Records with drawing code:
— start —

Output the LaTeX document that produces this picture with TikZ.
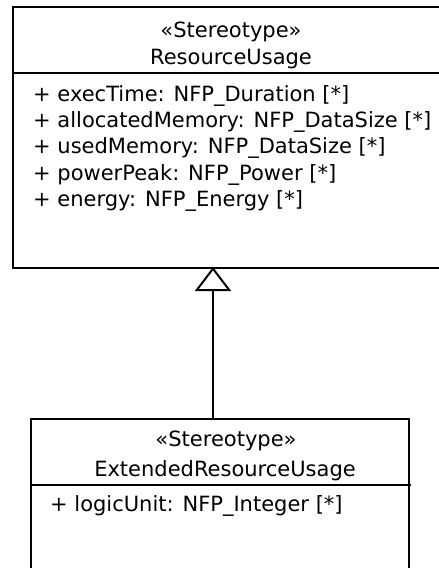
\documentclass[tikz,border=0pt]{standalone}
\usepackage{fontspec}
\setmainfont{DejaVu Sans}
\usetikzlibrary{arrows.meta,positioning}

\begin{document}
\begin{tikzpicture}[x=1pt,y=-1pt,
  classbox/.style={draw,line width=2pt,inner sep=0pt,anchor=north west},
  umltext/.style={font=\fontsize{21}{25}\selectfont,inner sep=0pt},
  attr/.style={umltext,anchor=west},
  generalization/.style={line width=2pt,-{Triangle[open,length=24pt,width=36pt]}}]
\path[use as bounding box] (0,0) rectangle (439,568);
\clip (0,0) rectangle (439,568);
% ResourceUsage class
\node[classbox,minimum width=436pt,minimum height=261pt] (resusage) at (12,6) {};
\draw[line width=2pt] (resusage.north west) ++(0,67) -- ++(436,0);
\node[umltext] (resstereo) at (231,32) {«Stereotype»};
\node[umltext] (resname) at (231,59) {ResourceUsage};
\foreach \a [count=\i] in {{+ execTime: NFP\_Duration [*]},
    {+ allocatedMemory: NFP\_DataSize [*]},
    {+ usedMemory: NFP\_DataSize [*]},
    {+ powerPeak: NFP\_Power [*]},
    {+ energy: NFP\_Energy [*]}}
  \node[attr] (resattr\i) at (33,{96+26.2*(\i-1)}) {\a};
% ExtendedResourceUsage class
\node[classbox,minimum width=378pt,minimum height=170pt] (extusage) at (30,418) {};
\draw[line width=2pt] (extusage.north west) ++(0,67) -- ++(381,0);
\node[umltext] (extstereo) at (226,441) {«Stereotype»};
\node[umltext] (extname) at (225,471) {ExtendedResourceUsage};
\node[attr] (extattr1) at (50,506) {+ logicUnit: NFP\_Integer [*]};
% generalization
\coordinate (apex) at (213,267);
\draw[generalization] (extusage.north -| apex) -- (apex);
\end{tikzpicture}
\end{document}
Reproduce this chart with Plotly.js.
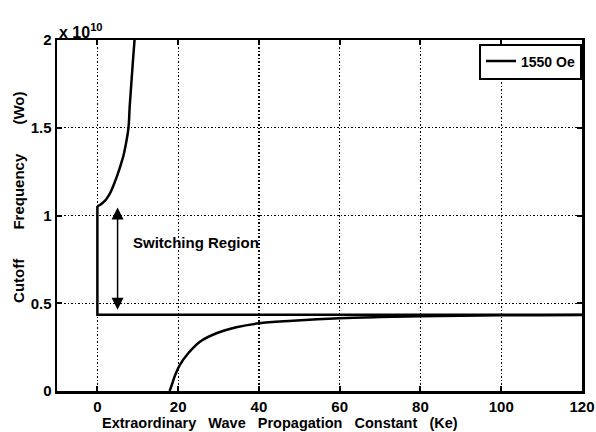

— end —

WHAT YOU WILL DO: Your task is to reproduce all of the material exactly. The pictures stay out.

TASK ANSWER:
Output the LaTeX document that produces this picture with TikZ.
\documentclass[tikz,border=0pt]{standalone}
\usepackage{fontspec}
\setmainfont{DejaVu Sans}
\usetikzlibrary{arrows.meta,positioning}

\begin{document}
\begin{tikzpicture}[x=1pt,y=-1pt,
  classbox/.style={draw,line width=2pt,inner sep=0pt,anchor=north west},
  umltext/.style={font=\fontsize{21}{25}\selectfont,inner sep=0pt},
  attr/.style={umltext,anchor=west},
  generalization/.style={line width=2pt,-{Triangle[open,length=24pt,width=36pt]}}]
\path[use as bounding box] (0,0) rectangle (439,568);
\clip (0,0) rectangle (439,568);
% ResourceUsage class
\node[classbox,minimum width=436pt,minimum height=261pt] (resusage) at (12,6) {};
\draw[line width=2pt] (resusage.north west) ++(0,67) -- ++(436,0);
\node[umltext] (resstereo) at (231,32) {«Stereotype»};
\node[umltext] (resname) at (231,59) {ResourceUsage};
\foreach \a [count=\i] in {{+ execTime: NFP\_Duration [*]},
    {+ allocatedMemory: NFP\_DataSize [*]},
    {+ usedMemory: NFP\_DataSize [*]},
    {+ powerPeak: NFP\_Power [*]},
    {+ energy: NFP\_Energy [*]}}
  \node[attr] (resattr\i) at (33,{96+26.2*(\i-1)}) {\a};
% ExtendedResourceUsage class
\node[classbox,minimum width=378pt,minimum height=170pt] (extusage) at (30,418) {};
\draw[line width=2pt] (extusage.north west) ++(0,67) -- ++(381,0);
\node[umltext] (extstereo) at (226,441) {«Stereotype»};
\node[umltext] (extname) at (225,471) {ExtendedResourceUsage};
\node[attr] (extattr1) at (50,506) {+ logicUnit: NFP\_Integer [*]};
% generalization
\coordinate (apex) at (213,267);
\draw[generalization] (extusage.north -| apex) -- (apex);
\end{tikzpicture}
\end{document}
Reproduce this chart with Plotly.js.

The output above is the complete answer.